**TASK INSTRUCTIONS**
Using the listing beneath this task, count the lines with the word "React" and write only the result.

**GIVEN INFORMATION**
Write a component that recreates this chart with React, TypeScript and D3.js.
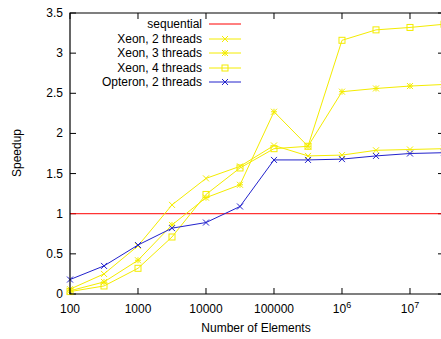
import React from "react";
import * as d3 from "d3";

const elements = [100, 316.23, 1000, 3162.3, 10000, 31623, 100000, 316230, 1000000, 3162300, 10000000, 31623000];
const xeon2 = [0.06, 0.25, 0.6, 1.11, 1.44, 1.59, 1.85, 1.72, 1.73, 1.79, 1.8, 1.81];
const xeon3 = [0.04, 0.15, 0.42, 0.86, 1.2, 1.36, 2.27, 1.84, 2.52, 2.56, 2.59, 2.61];
const xeon4 = [0.03, 0.1, 0.32, 0.71, 1.24, 1.57, 1.81, 1.84, 3.16, 3.29, 3.32, 3.36];
const opteron = [0.18, 0.35, 0.61, 0.82, 0.89, 1.09, 1.67, 1.67, 1.68, 1.72, 1.75, 1.76];
const sequential = 1;
const xTicks = [100, 1000, 10000, 100000, 1000000, 10000000];
const yTicks = [0, 0.5, 1, 1.5, 2, 2.5, 3, 3.5];

const series = [
  { name: "Xeon, 2 threads", values: xeon2, color: "#f4ec00", marker: "x" },
  { name: "Xeon, 3 threads", values: xeon3, color: "#f4ec00", marker: "star" },
  { name: "Xeon, 4 threads", values: xeon4, color: "#f4ec00", marker: "square" },
  { name: "Opteron, 2 threads", values: opteron, color: "#2222cc", marker: "x" },
];

const W = 441, H = 339;
const left = 70, right = 444, top = 13, bottom = 294;
const font = "Liberation Sans, Arial, sans-serif";
const fs = 12;

function Marker({ x, y, type, color }: { x: number; y: number; type: string; color: string }) {
  const s = 3;
  if (type === "square") {
    return <rect x={x - s} y={y - s} width={2 * s} height={2 * s} fill="none" stroke={color} strokeWidth={1} />;
  }
  const xs = (
    <path d={`M${x - s},${y - s}L${x + s},${y + s}M${x - s},${y + s}L${x + s},${y - s}`} stroke={color} strokeWidth={1} />
  );
  if (type === "star") {
    return (
      <g>
        {xs}
        <path d={`M${x - s},${y}L${x + s},${y}M${x},${y - s}L${x},${y + s}`} stroke={color} strokeWidth={1} />
      </g>
    );
  }
  return xs;
}

function tickLabel(v: number) {
  const e = Math.round(Math.log10(v));
  if (e >= 6) {
    return (
      <>
        10<tspan dy={-5} fontSize={9}>{e}</tspan>
      </>
    );
  }
  return String(v);
}

export default function App() {
  const x = d3.scaleLog().domain([100, 31623000]).range([left, right]);
  const y = d3.scaleLinear().domain([0, 3.5]).range([bottom, top]);
  const line = d3
    .line<number>()
    .x((_, i) => x(elements[i]))
    .y((d) => y(d));

  const legendY = [24, 39, 53, 68, 82];
  const legendItems = [
    { name: "sequential", color: "#ff0000", marker: "" },
    ...series.map((s) => ({ name: s.name, color: s.color, marker: s.marker })),
  ];

  return (
    <svg width={W} height={H} style={{ position: "absolute", left: 0, top: 0, display: "block" }} fontFamily={font}>
      <rect x={0} y={0} width={W} height={H} fill="#fff" />
      {yTicks.map((t) => (
        <g key={"y" + t}>
          <line x1={left} x2={left + 6} y1={y(t)} y2={y(t)} stroke="#000" />
          <line x1={right - 6} x2={right} y1={y(t)} y2={y(t)} stroke="#000" />
          <text x={left - 7} y={y(t) + 4} fontSize={fs} textAnchor="end" fill="#000">
            {t}
          </text>
        </g>
      ))}
      {xTicks.map((t) => (
        <g key={"x" + t}>
          <line x1={x(t)} x2={x(t)} y1={bottom} y2={bottom - 6} stroke="#000" />
          <line x1={x(t)} x2={x(t)} y1={top} y2={top + 6} stroke="#000" />
          <text x={x(t)} y={bottom + 19} fontSize={fs} textAnchor="middle" fill="#000">
            {tickLabel(t)}
          </text>
        </g>
      ))}
      <text x={256} y={332} fontSize={fs} textAnchor="middle" fill="#000">
        Number of Elements
      </text>
      <text transform={`translate(21,153) rotate(-90)`} fontSize={fs} textAnchor="middle" fill="#000">
        Speedup
      </text>
      <line x1={left} x2={right} y1={y(sequential)} y2={y(sequential)} stroke="#ff0000" strokeWidth={1} />
      {series.map((s) => (
        <g key={s.name}>
          <path d={line(s.values) || ""} fill="none" stroke={s.color} strokeWidth={1} />
          {s.values.map((v, i) => (
            <Marker key={i} x={x(elements[i])} y={y(v)} type={s.marker} color={s.color} />
          ))}
        </g>
      ))}
      {legendItems.map((it, i) => (
        <g key={it.name}>
          <text x={202} y={legendY[i] + 4} fontSize={fs} textAnchor="end" fill="#000">
            {it.name}
          </text>
          <line x1={209} x2={241} y1={legendY[i]} y2={legendY[i]} stroke={it.color} strokeWidth={1} />
          {it.marker && <Marker x={225} y={legendY[i]} type={it.marker} color={it.color} />}
        </g>
      ))}
      <path d={`M${right},${top}H${left}V${bottom}H${right}`} fill="none" stroke="#000" strokeWidth={1.2} />
    </svg>
  );
}
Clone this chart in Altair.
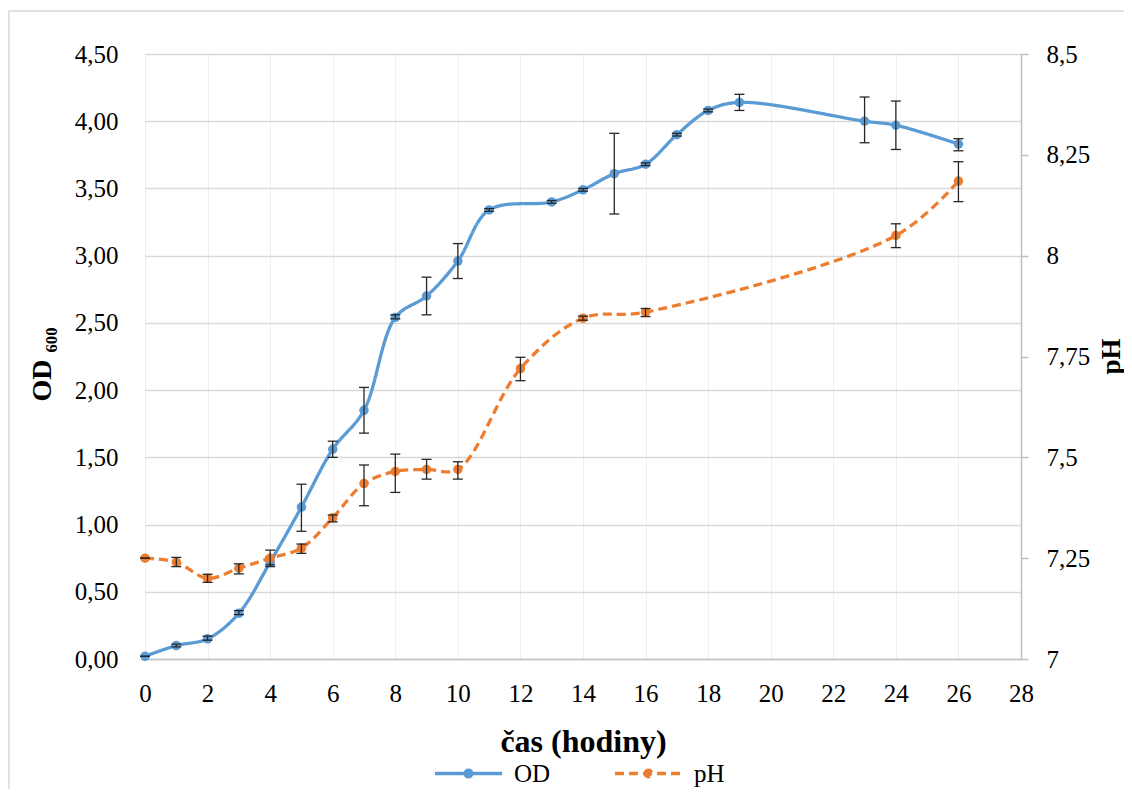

**EXERCISE RESULT**
2